Axios reports on a future possible firing by the Trump Administration:
President Trump has told confidants he’s eager to remove Dan Coats as director of national intelligence, according to five sources who have discussed the matter directly with the president.
The state of play: Trump hasn’t told our sources when he plans to make a move, but they say his discussions on the topic have been occurring for months — often unprompted — and the president has mentioned potential replacements since at least February. A source who spoke to Trump about Coats a week ago said the president gave them the impression that the move would happen “sooner rather than later.”
Axios goes on to mention a possible successor, but Kerry Eleveld’s vivid post on The Daily Kos triggered thoughts on the internal culture of the Administration:
Trump has been floating the name of Fred Fleitz as a replacement for Coats, saying he’s heard “great things.” Fleitz was John Bolton’s chief of staff on the National Security Counsel, so that might be one source of Fleitz’s “great” reviews.
But more importantly for Trump, Fleitz went on Lou Dobbs’ Fox Business show to criticize Coats’ congressional testimony on North Korea and call for his ouster over his “second-guessing” of Trump. Oh, and in 2017, Fleitz also called the intelligence assessment about Russian interference “rigged.”
“I don’t use this word lightly, I think this assessment was rigged,” Fleitz said. “I think it was rigged to come up with the most negative conclusion possible to hurt Mr. Trump. … I think it was fabricated.”
In an op-ed on FoxNews.com in January 2017, Fleitz similarly wrote, “I also suspect the entire purpose of this report and its timing was to provide President Obama with a supposedly objective intelligence report on Russian interference in the 2016 election that the president could release before he left office to undermine the legitimacy of Trump’s election.”
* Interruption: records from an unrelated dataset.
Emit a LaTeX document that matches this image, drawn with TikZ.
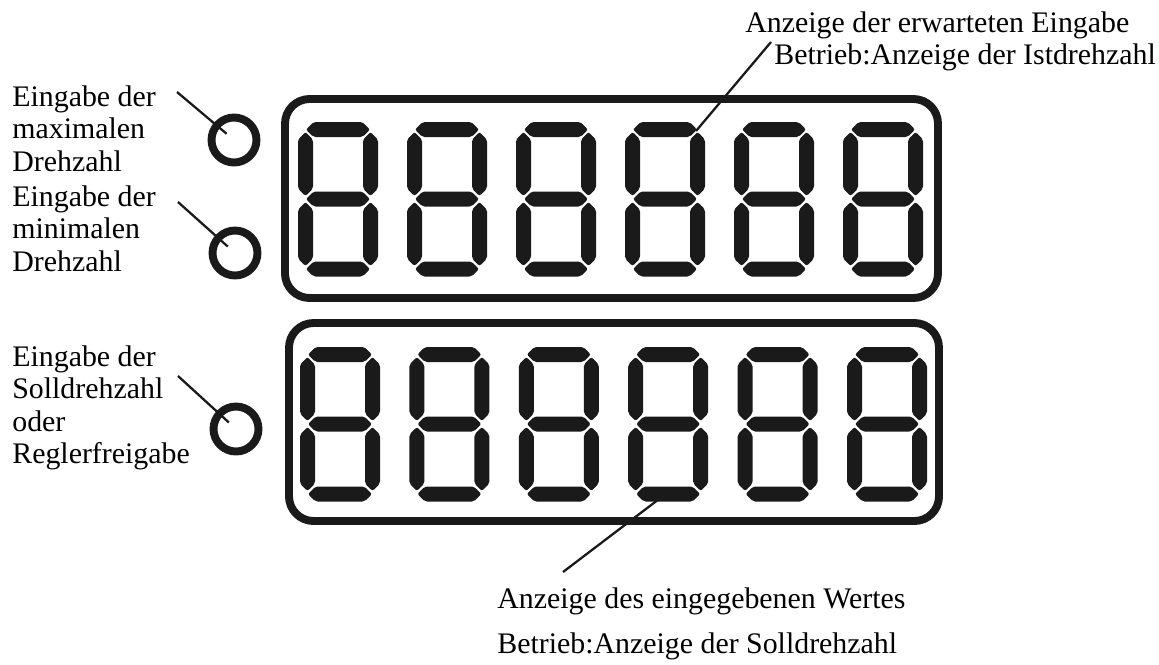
\documentclass[tikz,border=0pt]{standalone}
\usepackage{fontspec}
\setmainfont{Liberation Serif}
\usepackage{tikz}
\definecolor{inkdark}{HTML}{1a1a1a}

\tikzset{
  seg/.style={fill=inkdark, rounded corners=1.2pt},
  panel/.style={draw=inkdark, line width=4.5pt, rounded corners=14pt},
  led/.style={circle, draw=inkdark, line width=4.5pt, minimum size=0.9cm, inner sep=0pt},
  leader/.style={draw=inkdark, line width=1.3pt},
  lbl/.style={font=\fontsize{17}{18.5}\selectfont, inner sep=0pt, align=left},
}

% one seven-segment digit, #1/#2 = top left corner
\newcommand{\segdigit}[2]{%
  \foreach \yy in {7.5,77,147}
    \fill[seg] (#1+8,#2+\yy) -- (#1+15.5,#2+\yy-7.5) -- (#1+64.5,#2+\yy-7.5) -- (#1+72,#2+\yy)
      -- (#1+64.5,#2+\yy+7.5) -- (#1+15.5,#2+\yy+7.5) -- cycle;
  \foreach \xc in {7.5,72.5}
    \foreach \ya/\yb in {10/74,80/144}
      \fill[seg] (#1+\xc,#2+\ya) -- (#1+\xc+7.5,#2+\ya+7.5) -- (#1+\xc+7.5,#2+\yb-7.5) -- (#1+\xc,#2+\yb)
        -- (#1+\xc-7.5,#2+\yb-7.5) -- (#1+\xc-7.5,#2+\ya+7.5) -- cycle;
}

\begin{document}
\begin{tikzpicture}[x=0.02cm,y=-0.02cm]
  \useasboundingbox (0,0) rectangle (1159,664);
  % displays
  \draw[panel] (285,99) rectangle (938,298);
  \draw[panel] (289,323) rectangle (939,521);
  \foreach \i in {0,...,5} {
    \segdigit{298+109*\i}{122}
    \segdigit{300+109.4*\i}{347}
  }
  % leds
  \node[led] (ledmax) at (234,140) {};
  \node[led] (ledmin) at (235,253) {};
  \node[led] (ledsoll) at (236,429) {};
  % labels
  \node[lbl, anchor=north west] (lblmax) at (12,85) {Eingabe der\\maximalen\\Drehzahl};
  \node[lbl, anchor=north west] (lblmin) at (12,185) {Eingabe der\\minimalen\\Drehzahl};
  \node[lbl, anchor=north west] (lblsoll) at (12,345) {Eingabe der\\Solldrehzahl\\oder\\Reglerfreigabe};
  \node[lbl, anchor=west] (lblerw) at (745,25) {Anzeige der erwarteten Eingabe};
  \node[lbl, anchor=west] (lblist) at (774,57) {Betrieb:Anzeige der Istdrehzahl};
  \node[lbl, anchor=west] (lblwert) at (497,601) {Anzeige des eingegebenen Wertes};
  \node[lbl, anchor=west] (lblsolld) at (497,646) {Betrieb:Anzeige der Solldrehzahl};
  % leaders
  \coordinate (pmax) at (177,92);
  \coordinate (pmin) at (178,202);
  \coordinate (psoll) at (178,376);
  \coordinate (perw) at (696,131);
  \coordinate (pist) at (771,42);
  \coordinate (pwert) at (563,572);
  \coordinate (dsoll) at (663,496);
  \draw[leader, shorten >=5.5pt] (pmax) -- (ledmax.center);
  \draw[leader, shorten >=5.5pt] (pmin) -- (ledmin.center);
  \draw[leader, shorten >=5.5pt] (psoll) -- (ledsoll.center);
  \draw[leader] (perw) -- (pist);
  \draw[leader] (pwert) -- (dsoll);
\end{tikzpicture}
\end{document}
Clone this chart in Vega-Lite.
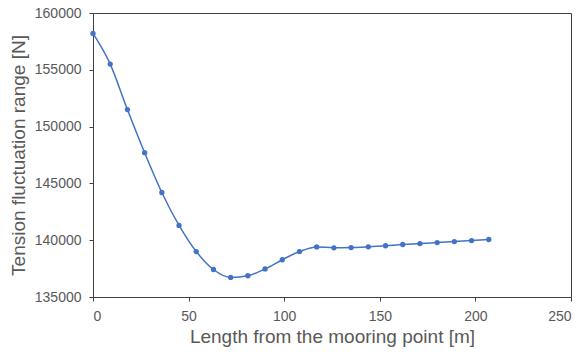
{
  "$schema": "https://vega.github.io/schema/vega-lite/v6.json",
  "width": 478,
  "height": 284,
  "autosize": {"type": "none"},
  "padding": {"left": 93, "top": 13, "right": 12, "bottom": 55},
  "background": "white",
  "config": {
    "font": "Liberation Sans",
    "view": {"stroke": "#404040", "strokeWidth": 1},
    "axis": {
      "grid": false,
      "domainColor": "#404040",
      "tickColor": "#404040",
      "tickSize": 4,
      "labelColor": "#595959",
      "labelFontSize": 14,
      "labelFont": "Liberation Sans",
      "titleColor": "#595959",
      "titleFontSize": 19,
      "titleFontWeight": "normal",
      "titleFont": "Liberation Sans"
    }
  },
  "data": {
    "values": [
      {"x": 0, "y": 158200},
      {"x": 9, "y": 155500},
      {"x": 18, "y": 151500},
      {"x": 27, "y": 147700},
      {"x": 36, "y": 144200},
      {"x": 45, "y": 141300},
      {"x": 54, "y": 139000},
      {"x": 63, "y": 137420},
      {"x": 72, "y": 136720},
      {"x": 81, "y": 136870},
      {"x": 90, "y": 137470},
      {"x": 99, "y": 138280},
      {"x": 108, "y": 139000},
      {"x": 117, "y": 139410},
      {"x": 126, "y": 139330},
      {"x": 135, "y": 139350},
      {"x": 144, "y": 139420},
      {"x": 153, "y": 139510},
      {"x": 162, "y": 139620},
      {"x": 171, "y": 139700},
      {"x": 180, "y": 139790},
      {"x": 189, "y": 139880},
      {"x": 198, "y": 139970},
      {"x": 207, "y": 140060}
    ]
  },
  "encoding": {
    "x": {
      "field": "x",
      "type": "quantitative",
      "scale": {"domain": [0, 250], "nice": false, "zero": false},
      "axis": {"values": [0, 50, 100, 150, 200, 250], "title": "Length from the mooring point [m]", "titlePadding": 4, "labelPadding": 8}
    },
    "y": {
      "field": "y",
      "type": "quantitative",
      "scale": {"domain": [135000, 160000], "nice": false, "zero": false},
      "axis": {"values": [135000, 140000, 145000, 150000, 155000, 160000], "format": "d", "title": "Tension fluctuation range [N]", "titlePadding": 6, "labelPadding": 8}
    }
  },
  "layer": [
    {"mark": {"type": "line", "color": "#4472C4", "strokeWidth": 1.5, "interpolate": "monotone"}},
    {"mark": {"type": "point", "filled": true, "color": "#4472C4", "size": 28, "opacity": 1}}
  ]
}
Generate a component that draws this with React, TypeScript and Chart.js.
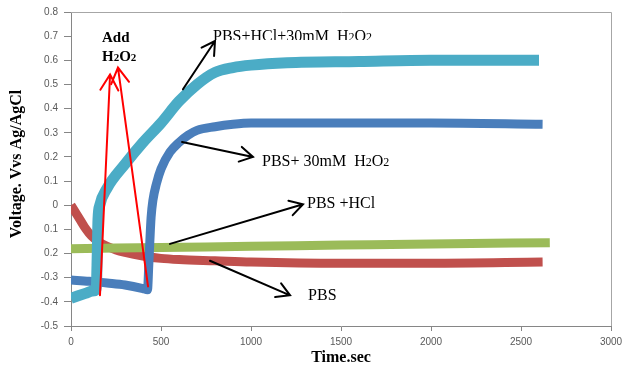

It’s outrageous, when you think about it. A potential successor attempting to sabotage a high level official in the Administration in hopes of gaining the same position for himself is, I suppose, not unheard of, but for me it’s a signal of the culture of, well, unrestrained ambition that pervades the Administration. DNI Coats, former Senator for Indiana, appears to be an old-line Republican, which means he’s honorable, much like Special Counsel Mueller, and not a member of the greed-greed group within – or perhaps making up – the Republican Party these days.
But there’s no reason to believe that tomorrow’s target won’t be a full-fledged member of the Trump Party. See, we’re talking here about the difference between the good guys and the bad guys. The good guys work together to achieve their goals, and the subsumption of personal ambition to a great degree is the enabling factor behind the success of such groups.
The bad guys? Continual infighting. If you’ve watched The Man In The High Castle (or, to a lesser degree, read the book), it illustrates how the power struggles, the free rein given to ambition and the resultant tolerance for the playing out of that ambition, i.e., the violence and death and abrogation of the law in pursuit of that ambition, is what tears apart such organizations, in particular disillusioning the mass of people who provide the backbone of such movements.
This is not always true, of course: the dictatorship of Francisco Franco lasted decades. although I see Wikipedia states:
… scholars consider Franco as conservative and authoritarian, rather than truly fascist. Historian Stanley G. Payne states, “scarcely any of the serious historians and analysts of Franco consider the Generalissimo to have been a core fascist.”
I am not enough of a student of the ways of fascism and authoritarianism to understand their differences, much less analyze how culture, outside threats, mass psychology, and the mythologies of the culture can play together to hold a leader in his place, but I am aware of those currents. Or we can point to the Soviet Union, a politically repressive and savage nation, hiding behind a collection of prima facie progressive political slogans and whatnot, and most importantly springing from political cultures which were equally if not even more repressive than the Soviets, that survived for seventy years. Context is darn near everything, a facet we ignore every time we go “nation-building”, it seems.
But to return to American soil, I’ve been puzzling over the behavior of AG William Barr. This morning it occurred to me that he may have ambitions beyond the Department of Justice. After all, he’s been approved by the Senate, which means he could move to the leadership of another department with relative ease. I’m not even sure he’d require confirmation by the Senate for such a move.
Or could he be angling towards replacing Pence on the upcoming election ticket? It’s not impossible, as Pence is more or less a zero on the campaign trail – Trump’s the big attraction, and wouldn’t tolerate another big attraction on the ticket with him, so we know Pence is a placeholder. Barr certainly lacks the charisma that supposedly surrounds Trump, so Trump would tolerate him. And after that, he’d be the incumbent VP, ready to assume the mantle of the nomination with Trump’s blessing, assuming a Trump victory in the 2024 campaign. All based on him not displaying competence, but simply pleasing Trump.
The question is whether or not Barr can dine al fresco on the entrails of his competitors without ripping apart the entire movement by exposing naked and ugly ambition. I see Barr as the dark horse in 2020. Let’s see if he makes it onto the ticket.